Here’s the structure of your implementation:

void instrumentBinOpOperands(Module *M, BinaryOperator *BinOp, int Line, int Col) {
    // Get the context and types
    // ...
    
    // Create constant values for operator symbol, line, and column
    // Get the operands (remember: they ARE the values)
    // Build the argument vector
    // Insert the function call before the binary operator
}

After implementing both analyses, running the instrumented simple0 program produces two files:

# simple0.cov
2, 7
2, 7
3, 7
3, 7
4, 7
4, 11
4, 15
4, 13
4, 7
5, 3

# simple0.binops
Division on Line 4, Column 13 with first operand=3 and second operand=2

Understanding Static and Dynamic Properties

This lab illustrates a fundamental distinction in program analysis. Static properties are those that can be determined by examining the code without running it - the presence of binary operators, their types, and their locations in the source code. Dynamic properties emerge only during execution - which operators actually run, in what order, and with what values.

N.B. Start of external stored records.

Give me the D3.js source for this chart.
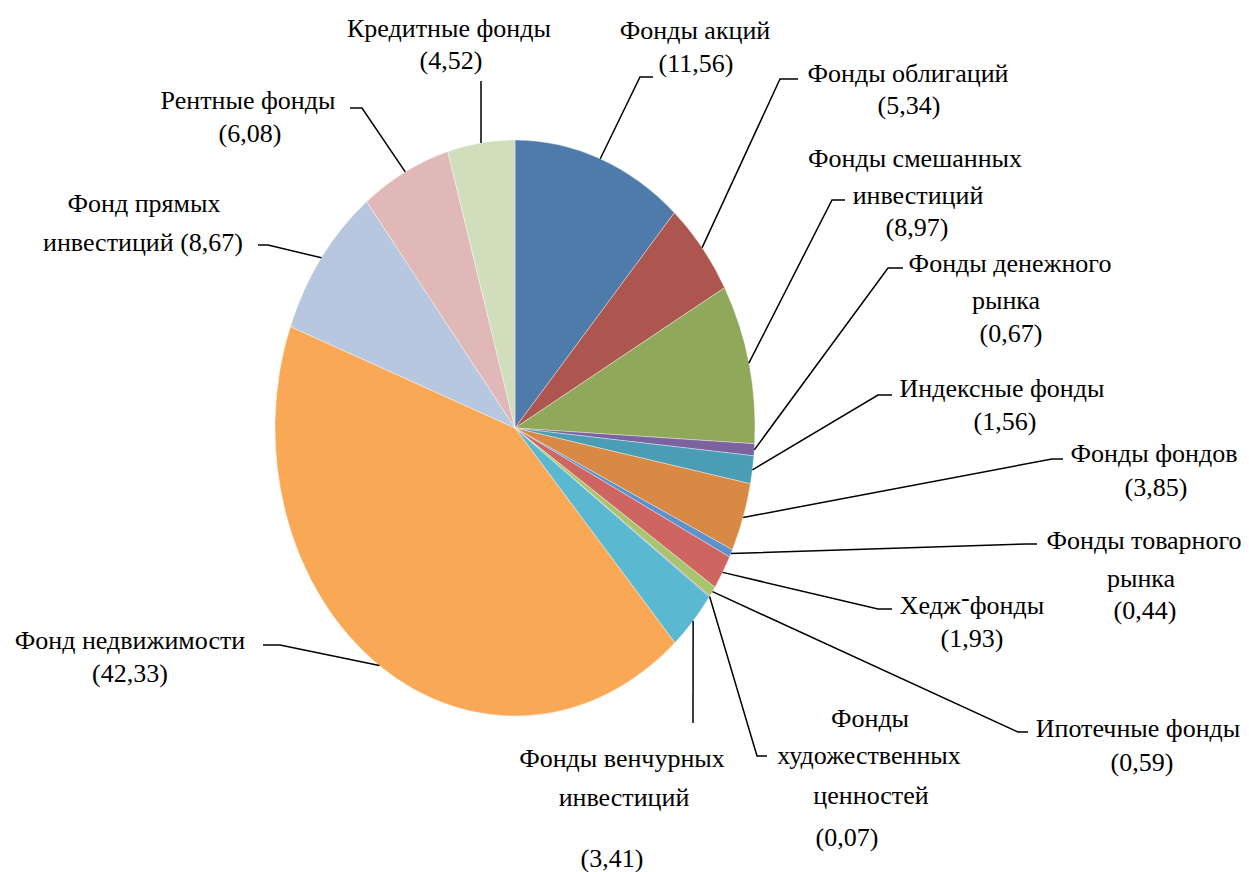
<!DOCTYPE html>
<html><head><meta charset="utf-8">
<script src="https://cdn.jsdelivr.net/npm/d3@7"></script>
</head><body style="margin:0;background:#fff"><svg id="chart" width="1249" height="872" font-family="Liberation Serif" style="display:block"></svg>
<script>
const categories = ["Фонды акций","Фонды облигаций","Фонды смешанных инвестиций","Фонды денежного рынка","Индексные фонды","Фонды фондов","Фонды товарного рынка","Хедж-фонды","Ипотечные фонды","Фонды художественных ценностей","Фонды венчурных инвестиций","Фонд недвижимости","Фонд прямых инвестиций","Рентные фонды","Кредитные фонды"];
const values = [11.56,5.34,8.97,0.67,1.56,3.85,0.44,1.93,0.59,0.07,3.41,42.33,8.67,6.08,4.52];
const colors = ["#4F7BAB","#AD5650","#8FA85A","#7D62A0","#4B9DB5","#D88A45","#5C91CB","#CF6561","#A8C46C","#9B86BC","#5BB8D1","#F9A856","#B8C7E0","#E0B8B7","#D1DEBC"];

// label layout: lines [text, cx, cy]; {v} = value; leader bend & end
const labelLayout = [
 {lines:[["Фонды акций",695,30],["({v})",696,63]], bend:[640,77], end:[653,77]},
 {lines:[["Фонды облигаций",908,73],["({v})",909,105]], bend:[780,79], end:[798,79]},
 {lines:[["Фонды смешанных",915,158],["инвестиций",918,195],["({v})",917,227]], bend:[832,200], end:[845,200]},
 {lines:[["Фонды денежного",1010,263],["рынка",1006,300],["({v})",1011,333]], bend:[888,268], end:[903,268]},
 {lines:[["Индексные фонды",1002,388],["({v})",1005,421]], bend:[878,395], end:[892,395]},
 {lines:[["Фонды фондов",1154,453],["({v})",1156,487]], bend:[1052,459], end:[1063,459]},
 {lines:[["Фонды товарного",1144,540],["рынка",1141,578],["({v})",1145,610]], bend:[1027,544], end:[1037,544]},
 {lines:[["HEDGE",972,605],["({v})",972,638]], bend:[878,609], end:[892,609]},
 {lines:[["Ипотечные фонды",1138,728],["({v})",1142,762]], bend:[1018,732], end:[1028,732]},
 {lines:[["Фонды",870,718],["художественных",869,755],["ценностей",871,795],["({v})",847,837]], bend:[757,756], end:[767,756]},
 {lines:[["Фонды венчурных",622,758],["инвестиций",624,797],["({v})",612,858]], bend:[693,723], end:[693,723]},
 {lines:[["Фонд недвижимости",130,640],["({v})",130,673]], bend:[280,645], end:[263,645]},
 {lines:[["Фонд прямых",144,203],["инвестиций ({v})",143,242]], bend:[268,245], end:[258,245]},
 {lines:[["Рентные фонды",248,100],["({v})",250,133]], bend:[362,108], end:[350,108]},
 {lines:[["Кредитные фонды",449,28],["({v})",451,60]], bend:[481,81], end:[481,81]}
];

const svg = d3.select("#chart");
const cx = 515, cy = 428, rx = 240, ry = 288;
const fmt = v => d3.format(".2f")(v).replace(".", ",");

const pie = d3.pie().sort(null).value(d => d)(values);
const arc = d3.arc().innerRadius(0).outerRadius(ry);

const g = svg.append("g").attr("transform", `translate(${cx},${cy}) scale(${rx/ry},1)`);
g.selectAll("path").data(pie).join("path")
  .attr("d", arc)
  .attr("fill", (d,i) => colors[i])
  .attr("stroke", "#fff").attr("stroke-width", 0.4);

// leader lines
const edge = d => {
  const a = (d.startAngle + d.endAngle) / 2;
  return [cx + rx * Math.sin(a), cy - ry * Math.cos(a)];
};
svg.append("g").selectAll("polyline").data(pie).join("polyline")
  .attr("points", (d,i) => [edge(d), labelLayout[i].bend, labelLayout[i].end].map(p => p.join(",")).join(" "))
  .attr("fill", "none").attr("stroke", "#000").attr("stroke-width", 1.5);

// labels
pie.forEach((d,i) => {
  labelLayout[i].lines.forEach(([t, x, y]) => {
    const txt = svg.append("text")
      .attr("font-family", "Liberation Serif").attr("font-size", 26)
      .attr("x", x).attr("y", y + 9).attr("text-anchor", "middle");
    if (t === "HEDGE") {
      txt.append("tspan").text("Хедж");
      txt.append("tspan").attr("dy", -8).text("-");
      txt.append("tspan").attr("dy", 8).text("фонды");
    } else {
      txt.text(t.replace("{v}", fmt(d.data)));
    }
  });
});
</script></body></html>
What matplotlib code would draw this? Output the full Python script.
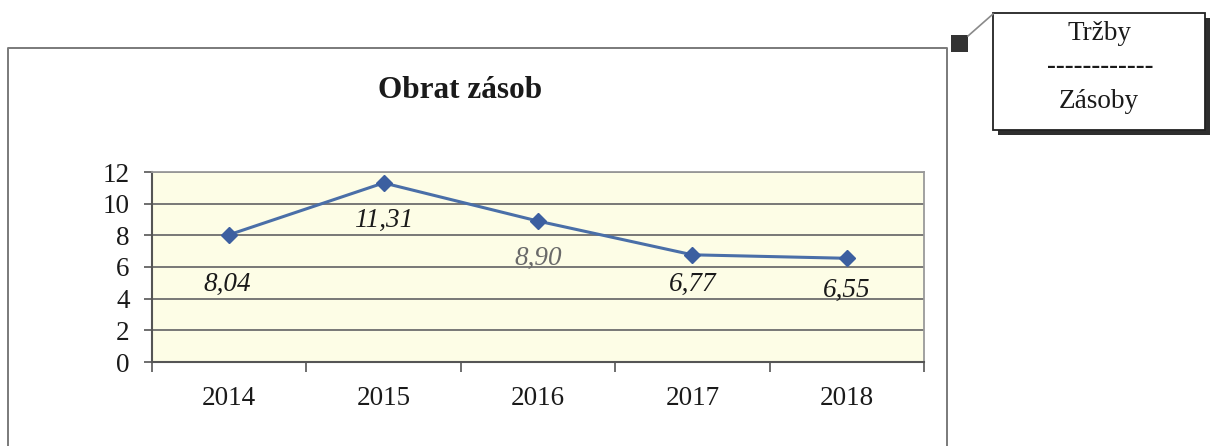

Both types of analysis provide valuable insights. Static analysis can find all potential issues in code, while dynamic analysis reveals what actually happens during specific executions. In subsequent labs, you’ll use both techniques to find bugs and generate test cases.

Important Notes and Tips

When implementing your passes, remember that not all LLVM instructions have debug information. Always check if debug information exists before using it. The skeleton code demonstrates this pattern.

If you encounter issues, add debugging output using outs() to understand what your pass is seeing:

outs() << "Instruction: " << Inst << "\n";

Pay careful attention to the exact output format required, as the autograder will check for exact matches.

Submission

After completing both parts of the lab, create your submission file:

cd /lab2
make submit

This creates a submission.zip file containing your implementations. Upload this file to Gradescope for grading.